Within a Dalcroze class, you’ll see a number of characteristic strategies.

These include exercises in quick reaction, canons in sound and motion, time-space-energy explorations, improvisation by both the teacher and students, and others. The exercises are often structured like games, where students respond to changing musical cues given by a teacher, who is typically improvising music for the exercises. Dalcroze teachers adjust the level of challenge in real time by altering their improvisation to match the level of the students, to reflect or correct students’ movement with sound, and to provide just enough surprises to keep students on their toes (sometimes literally).

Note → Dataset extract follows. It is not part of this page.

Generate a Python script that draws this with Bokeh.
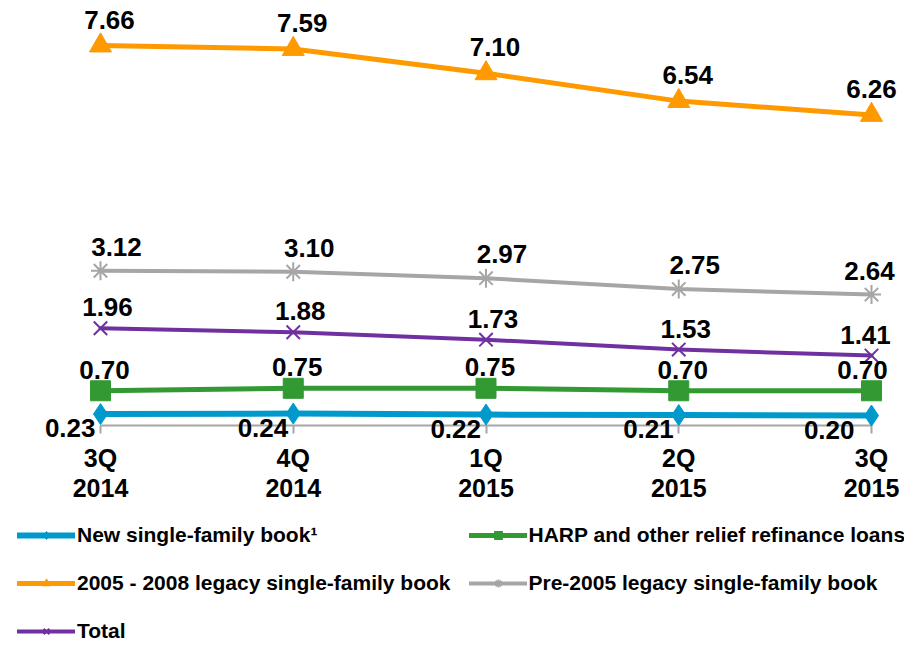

Observing a demonstration eurhythmics class taught by Jaques-Dalcroze, playwright George Bernard Shaw wrote:

Jaques-Dalcroze, like Plato, believes in saturating his pupils with music. They walk to music, play to music, work to music, obey drill commands that would bewilder a guardsman to music, think to music, live to music, get so clearheaded about music that they can move their several limbs each in a different metre until they become complicated living magazines of cross rhythms, and, what is more, make music for others to do all these things to. … His school is so fascinating that every woman who sees it exclaims “Oh, why was I not taught like this!” and elderly gentlemen excitedly enrol themselves as students and distract classes of infants by their desperate endeavors to beat two in a bar with one hand and three with the other, and start off on earnest walks round the room, taking two steps backward whenever Monsieur Dalcroze calls out “Hop!”

Shaw, George Bernard. “Schoolmasters of Genius,” from A Treatise on Parents and Children. 1910

As Shaw’s observations suggest, the Dalcroze practice goes beyond just teaching music. It seeks to harmonize all of the elements of our inner emotional and intellectual being with the reality of our human bodies in a world of physics and ever-changing external circumstances. And it uses music as the medium for this education.

It’s because of this that we say a Dalcroze education is both a musical education and also an education of the whole human. As composer Frank Martin wrote:

It puts into play simultaneously the main activities of our being: 

  • First attention: you must not let anything slide of the music which you are hearing and instantly recording;
  • next intelligence, for you must understand and analyze what you’ve heard;
  • then sensitivity, you must feel the music you’ve heard, let yourself be open to the movement of the music;
  • finally the body puts it in action, and, by its more or less adept movements to the music proves that you’ve been attentive, heard and understood, and been sensitive as well.



    It is in this simultaneous and constant correspondence of the work of the mind and of the body that you will find the release and joy which comes without fail from a good lesson in Eurhythmics.
Frank Martin, “La rythmique Jaques-Dalcroze” (conference presentation), 1953 Congrès international d’Education musicale in Brussels, trans. Gregory Ristow.